**The task**
Take the lines from the head of the listing through the one bearing "from matplotlib.ticker import MultipleLocator" and copy them exactly, leaving every picture out.

**Dataset section**
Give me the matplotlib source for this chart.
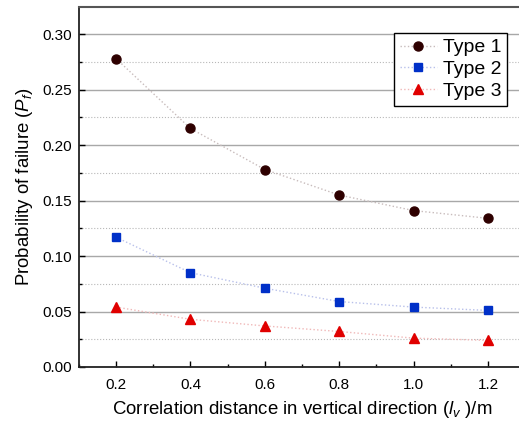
import numpy as np
import matplotlib.pyplot as plt
from matplotlib.ticker import MultipleLocator

plt.rcParams["font.family"] = "Liberation Sans"
plt.rcParams["mathtext.fontset"] = "custom"
plt.rcParams["mathtext.rm"] = "Liberation Sans"
plt.rcParams["mathtext.it"] = "Liberation Sans:italic"

color1 = "#2e0000"
color2 = "#0030c8"
color3 = "#e00000"

distance = [0.2, 0.4, 0.6, 0.8, 1.0, 1.2]
type1 = [0.278, 0.215, 0.178, 0.155, 0.141, 0.134]
type2 = [0.117, 0.085, 0.071, 0.059, 0.054, 0.051]
type3 = [0.054, 0.043, 0.037, 0.032, 0.026, 0.024]

fig = plt.figure(figsize=(5.19, 4.23), dpi=100)
ax = fig.add_axes([0.152, 0.1324, 0.86, 0.851])

ax.plot(distance, type1, ls=":", color="#c8bcbc", lw=1, marker="o", ms=6.5,
        mfc=color1, mec=color1, label="Type 1", zorder=3)
ax.plot(distance, type2, ls=":", color="#b8c0ea", lw=1, marker="s", ms=5.5,
        mfc=color2, mec=color2, label="Type 2", zorder=3)
ax.plot(distance, type3, ls=":", color="#f0b8b8", lw=1, marker="^", ms=7.5,
        mfc=color3, mec=color3, label="Type 3", zorder=3)

ax.set_xlim(0.1, 1.3)
ax.set_ylim(0, 0.3245)
ax.xaxis.set_major_locator(MultipleLocator(0.2))
ax.xaxis.set_minor_locator(MultipleLocator(0.1))
ax.yaxis.set_major_locator(MultipleLocator(0.05))
ax.yaxis.set_minor_locator(MultipleLocator(0.025))
ax.xaxis.set_major_formatter(lambda v, p: f"{v:.1f}")
ax.yaxis.set_major_formatter(lambda v, p: f"{v:.2f}")

ax.grid(which="major", axis="y", color="#a8a8a8", lw=1, ls="-")
ax.grid(which="minor", axis="y", color="#b8b8b8", lw=0.8, ls=":")
ax.set_axisbelow(True)

ax.tick_params(which="both", direction="in", labelsize=11, color="black")
ax.tick_params(which="major", length=4, width=1)
ax.tick_params(which="minor", length=2.5, width=1)
ax.tick_params(axis="x", pad=8)
ax.tick_params(axis="y", pad=5)

for s in ["left", "bottom"]:
    ax.spines[s].set_color("#222222")
    ax.spines[s].set_linewidth(1.3)
ax.spines["top"].set_color("#555555")
ax.spines["top"].set_linewidth(1.5)
ax.spines["right"].set_visible(False)

ax.set_xlabel("Correlation distance in vertical direction ($l_v$ )/m", fontsize=13.4, labelpad=5)
ax.set_ylabel("Probability of failure ($P_f$)", fontsize=13.4, labelpad=5)

leg = ax.legend(loc="upper right", bbox_to_anchor=(0.959, 0.928), fontsize=14,
                frameon=True, fancybox=False, edgecolor="black", framealpha=1,
                borderpad=0.3, labelspacing=0.22, handlelength=1.9,
                handletextpad=0.3, borderaxespad=0)
leg.get_frame().set_linewidth(1)

fig.savefig("out.png", dpi=100)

**Output for this task**
Give me the matplotlib source for this chart.
import numpy as np
import matplotlib.pyplot as plt
from matplotlib.ticker import MultipleLocator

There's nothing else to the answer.